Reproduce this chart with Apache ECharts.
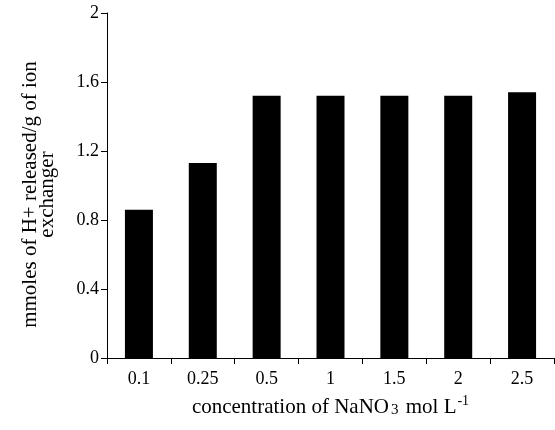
<!DOCTYPE html>
<html>
<head>
<meta charset="utf-8">
<script src="https://cdn.jsdelivr.net/npm/echarts@6/dist/echarts.min.js"></script>
<style>
  html, body { margin: 0; padding: 0; background: #fff; }
  #chart { width: 555px; height: 430px; }
</style>
</head>
<body>
<div id="chart"></div>
<script>
// NaNO3 concentration (mol/L) vs H+ released
const concentrations = ["0.1", "0.25", "0.5", "1", "1.5", "2", "2.5"];
const hReleased = [0.86, 1.13, 1.52, 1.52, 1.52, 1.52, 1.54];
const yTicks = { min: 0, max: 2, interval: 0.4 };

const font = "Liberation Serif";
const axisLine = { lineStyle: { color: "#000", width: 1 } };

const chart = echarts.init(document.getElementById("chart"));

chart.setOption({
  animation: false,
  grid: { left: 107, right: 1, top: 13, bottom: 72 },
  xAxis: {
    type: "category",
    data: concentrations,
    axisLine,
    axisTick: { show: true, length: 6, lineStyle: { color: "#000" } },
    axisLabel: { color: "#000", fontFamily: font, fontSize: 18, margin: 12 },
    name: "{t|concentration of NaNO}{sub|3}{t| mol L}{sup|-1}",
    nameLocation: "middle",
    nameGap: 36,
    nameTextStyle: {
      rich: {
        t: { fontFamily: font, fontSize: 21, color: "#000", verticalAlign: "bottom" },
        sub: { fontFamily: font, fontSize: 15, color: "#000", verticalAlign: "bottom", padding: [0, 2, 0, 2] },
        sup: { fontFamily: font, fontSize: 14, color: "#000", verticalAlign: "top", padding: [0, 0, 10, 1] },
      },
    },
  },
  yAxis: {
    type: "value",
    min: yTicks.min,
    max: yTicks.max,
    interval: yTicks.interval,
    axisLine: { show: true, ...axisLine },
    axisTick: { show: true, length: 6, lineStyle: { color: "#000" } },
    splitLine: { show: false },
    axisLabel: { color: "#000", fontFamily: font, fontSize: 18, margin: 8 },
    name: "mmoles of H+ released/g of ion\nexchanger",
    nameLocation: "middle",
    nameGap: 51,
    nameTextStyle: {
      color: "#000",
      fontFamily: font,
      fontSize: 21,
      lineHeight: 17,
      padding: [0, 18, 0, 0],
    },
  },
  series: [
    {
      type: "bar",
      data: hReleased,
      barWidth: 28,
      itemStyle: { color: "#000" },
    },
  ],
});
</script>
</body>
</html>
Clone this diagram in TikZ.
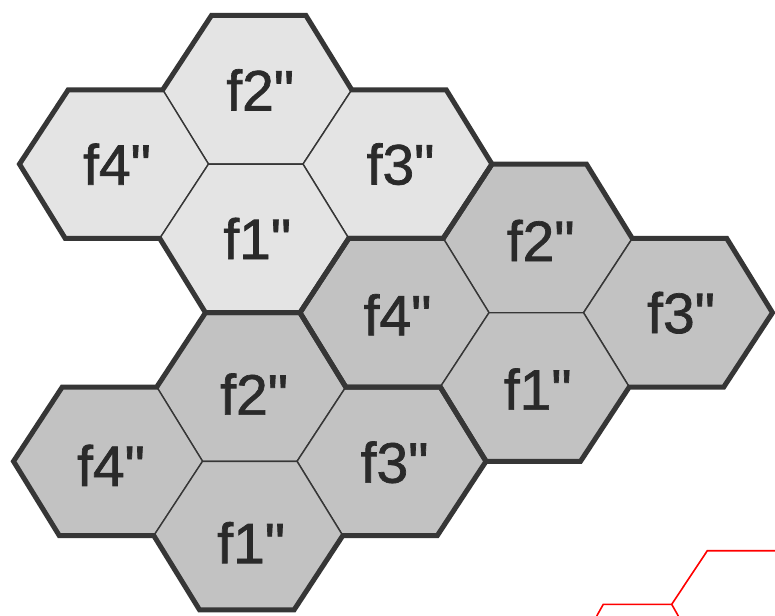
\documentclass[tikz,border=0pt]{standalone}
\usepackage{fontspec}
\setmainfont{Liberation Sans}[Ligatures=TeXOff]
\newfontfamily\lblfont{Liberation Sans}[Ligatures=TeXOff, FakeBold=1.2]
\definecolor{cellLight}{HTML}{E4E4E4}
\definecolor{cellDark}{HTML}{C2C2C2}
\definecolor{edgec}{HTML}{363636}
\definecolor{textc}{HTML}{2A2A2A}
\newcommand\hexcell[3]{%
  \filldraw[#3] ({#1+94.5},#2) -- ++(-47.25,-74.3) -- ++(-94.5,0) -- ++(-47.25,74.3)
    -- ++(47.25,74.3) -- ++(94.5,0) -- cycle;}
\newcommand\clusteroutline[2]{%
  \draw[outline] ({#1-47.25},{#2-74.3}) -- ++(94.5,0) -- ++(47.25,74.3) -- ++(94.5,0)
    -- ++(47.25,74.3) -- ++(-47.25,74.3) -- ++(-94.5,0) -- ++(-47.25,74.3)
    -- ++(-94.5,0) -- ++(-47.25,-74.3) -- ++(-94.5,0) -- ++(-47.25,-74.3)
    -- ++(47.25,-74.3) -- ++(94.5,0) -- cycle;}
\begin{document}
\begin{tikzpicture}[x=1pt,y=-1pt,
  cellA/.style={fill=cellLight, draw=edgec, line width=1.4pt},
  cellB/.style={fill=cellDark, draw=edgec, line width=1.4pt},
  outline/.style={draw=edgec, line width=5pt, line join=miter},
  lbl/.style={font=\lblfont\fontsize{57}{60}\selectfont, text=textc, inner sep=0pt},
  redline/.style={draw=red, line width=1.6pt}]
\useasboundingbox (0,0) rectangle (775,615);
\fill[white] (0,0) rectangle (775,615);
\begin{scope}[xslant=0.02]
  % cluster 1 (light)
  \hexcell{259.0}{89.8}{cellA}
  \hexcell{117.3}{164.1}{cellA}
  \hexcell{400.8}{164.1}{cellA}
  \hexcell{259.0}{238.4}{cellA}
  % cluster 2 (right)
  \hexcell{542.5}{238.4}{cellB}
  \hexcell{400.8}{312.7}{cellB}
  \hexcell{684.3}{312.7}{cellB}
  \hexcell{542.5}{387.0}{cellB}
  % cluster 3 (bottom left)
  \hexcell{259.0}{387.0}{cellB}
  \hexcell{117.3}{461.3}{cellB}
  \hexcell{400.8}{461.3}{cellB}
  \hexcell{259.0}{535.6}{cellB}
  % thick outlines
  \clusteroutline{259.0}{89.8}
  \clusteroutline{542.5}{238.4}
  \clusteroutline{259.0}{387.0}
  % labels
  \node[lbl] (c1f2) at (262.0,89.8) {f2"};
  \node[lbl] (c1f4) at (120.3,164.1) {f4"};
  \node[lbl] (c1f3) at (403.8,164.1) {f3"};
  \node[lbl] (c1f1) at (262.0,238.4) {f1"};
  \node[lbl] (c2f2) at (545.5,240.4) {f2"};
  \node[lbl] (c2f4) at (403.8,314.7) {f4"};
  \node[lbl] (c2f3) at (687.3,312.7) {f3"};
  \node[lbl] (c2f1) at (545.5,389.0) {f1"};
  \node[lbl] (c3f2) at (262.0,394.0) {f2"};
  \node[lbl] (c3f4) at (120.3,465.3) {f4"};
  \node[lbl] (c3f3) at (403.8,462.3) {f3"};
  \node[lbl] (c3f1) at (262.0,542.6) {f1"};
\end{scope}
% red fragment in the lower right corner
\draw[redline] (596.7,616) -- (603.3,604.3) -- (671.7,604.3) -- (707.3,550.7) -- (776,550.7);
\draw[redline] (671.7,604.3) -- (678.3,616);
\end{tikzpicture}
\end{document}
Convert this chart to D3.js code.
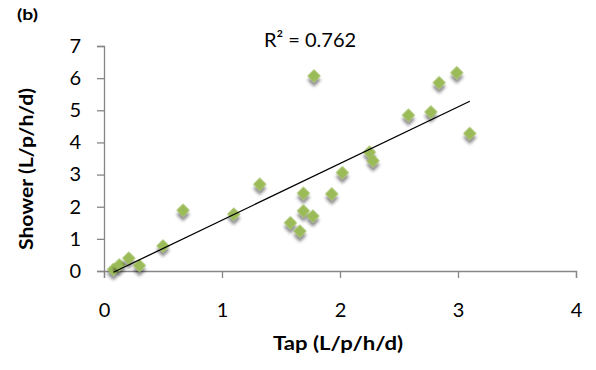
<!DOCTYPE html>
<html>
<head>
<meta charset="utf-8">
<script src="https://cdn.jsdelivr.net/npm/d3@7"></script>
<style>
  html, body { margin: 0; padding: 0; background: #fff; }
  svg { display: block; font-family: Lato, "Open Sans", sans-serif; }
</style>
</head>
<body>
<svg id="chart" width="596" height="370"></svg>
<script>
// ---- Data ----
const tapValues = [0.08, 0.13, 0.21, 0.30, 0.50, 0.67, 1.10, 1.32, 1.78, 1.69, 1.69, 1.77, 1.58, 1.66, 1.93, 2.02, 2.25, 2.28, 2.58, 2.77, 2.84, 2.99, 3.10];
const showerValues = [0.05, 0.19, 0.40, 0.17, 0.78, 1.89, 1.77, 2.70, 6.07, 2.42, 1.87, 1.71, 1.50, 1.24, 2.40, 3.06, 3.70, 3.43, 4.85, 4.95, 5.86, 6.17, 4.28];
const xTicks = [0, 1, 2, 3, 4];
const yTicks = [0, 1, 2, 3, 4, 5, 6, 7];
const r2Label = "R² = 0.762";
const panelLabel = "(b)";
const xTitle = "Tap (L/p/h/d)";
const yTitle = "Shower (L/p/h/d)";

const svg = d3.select("#chart");
const plot = { left: 104, right: 576, top: 46, bottom: 271 };

const x = d3.scaleLinear().domain([0, 4]).range([plot.left, plot.right]);
const y = d3.scaleLinear().domain([0, 7]).range([plot.bottom, plot.top]);

// shadow filter
const defs = svg.append("defs");
const f = defs.append("filter").attr("id", "shadow")
  .attr("x", "-50%").attr("y", "-50%").attr("width", "220%").attr("height", "220%");
f.append("feDropShadow").attr("dx", 3).attr("dy", 3).attr("stdDeviation", 1.8)
  .attr("flood-color", "#000").attr("flood-opacity", 0.45);

const axisColor = "#868686";

// Y axis
const yAxis = svg.append("g").attr("transform", `translate(${plot.left},0)`)
  .call(d3.axisLeft(y).tickValues(yTicks).tickSize(7).tickPadding(16).tickFormat(d3.format("d")));
// X axis
const xAxis = svg.append("g").attr("transform", `translate(0,${plot.bottom})`)
  .call(d3.axisBottom(x).tickValues(xTicks).tickSize(7).tickPadding(25).tickFormat(d3.format("d")));

[xAxis, yAxis].forEach(g => {
  g.select(".domain").attr("stroke", axisColor).attr("stroke-width", 1.3);
  g.selectAll(".tick line").attr("stroke", axisColor).attr("stroke-width", 1.3);
  g.selectAll(".tick text").attr("fill", "#000").style("font-size", "20px")
    .style("font-family", "Lato, 'Open Sans', sans-serif");
});

// points
const data = tapValues.map((t, i) => ({ t, s: showerValues[i] }));
const sym = d3.symbol().type(d3.symbolSquare).size(88);
svg.append("g").selectAll("path").data(data).join("path")
  .attr("d", sym)
  .attr("transform", d => `translate(${x(d.t)},${y(d.s)}) rotate(45)`)
  .attr("fill", "#9bbb59")
  .attr("filter", "url(#shadow)");

// linear trendline (least squares)
const mx = d3.mean(tapValues), my = d3.mean(showerValues);
let sxy = 0, sxx = 0;
tapValues.forEach((t, i) => { sxy += (t - mx) * (showerValues[i] - my); sxx += (t - mx) ** 2; });
const slope = sxy / sxx, intercept = my - slope * mx;
const [x0, x1] = d3.extent(tapValues);
svg.append("line")
  .attr("x1", x(x0)).attr("y1", y(intercept + slope * x0))
  .attr("x2", x(x1)).attr("y2", y(intercept + slope * x1))
  .attr("stroke", "#000").attr("stroke-width", 1.3);

// texts
svg.append("text").attr("x", 310).attr("y", 47).attr("text-anchor", "middle")
  .style("font-size", "20px").text(r2Label);
svg.append("text").attr("x", 17).attr("y", 20)
  .attr("textLength", 21).attr("lengthAdjust", "spacingAndGlyphs")
  .style("font-size", "15px").style("font-weight", "bold").text(panelLabel);
svg.append("text").attr("x", 338).attr("y", 350).attr("text-anchor", "middle")
  .attr("textLength", 130).attr("lengthAdjust", "spacingAndGlyphs")
  .style("font-size", "19px").style("font-weight", "bold").text(xTitle);
svg.append("text").attr("transform", "translate(33,169) rotate(-90)").attr("text-anchor", "middle")
  .attr("textLength", 162).attr("lengthAdjust", "spacingAndGlyphs")
  .style("font-size", "19px").style("font-weight", "bold").text(yTitle);
</script>
</body>
</html>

━━━━━━━━━━━━━━━━━━━━

(Given problem)
Hand back the exact lines from the start of the entries to the line with "2, interval: 0.4", both ends kept and pictures left out.

(Response to this task)
Reproduce this chart with Apache ECharts.
<!DOCTYPE html>
<html>
<head>
<meta charset="utf-8">
<script src="https://cdn.jsdelivr.net/npm/echarts@6/dist/echarts.min.js"></script>
<style>
  html, body { margin: 0; padding: 0; background: #fff; }
  #chart { width: 555px; height: 430px; }
</style>
</head>
<body>
<div id="chart"></div>
<script>
// NaNO3 concentration (mol/L) vs H+ released
const concentrations = ["0.1", "0.25", "0.5", "1", "1.5", "2", "2.5"];
const hReleased = [0.86, 1.13, 1.52, 1.52, 1.52, 1.52, 1.54];
const yTicks = { min: 0, max: 2, interval: 0.4 };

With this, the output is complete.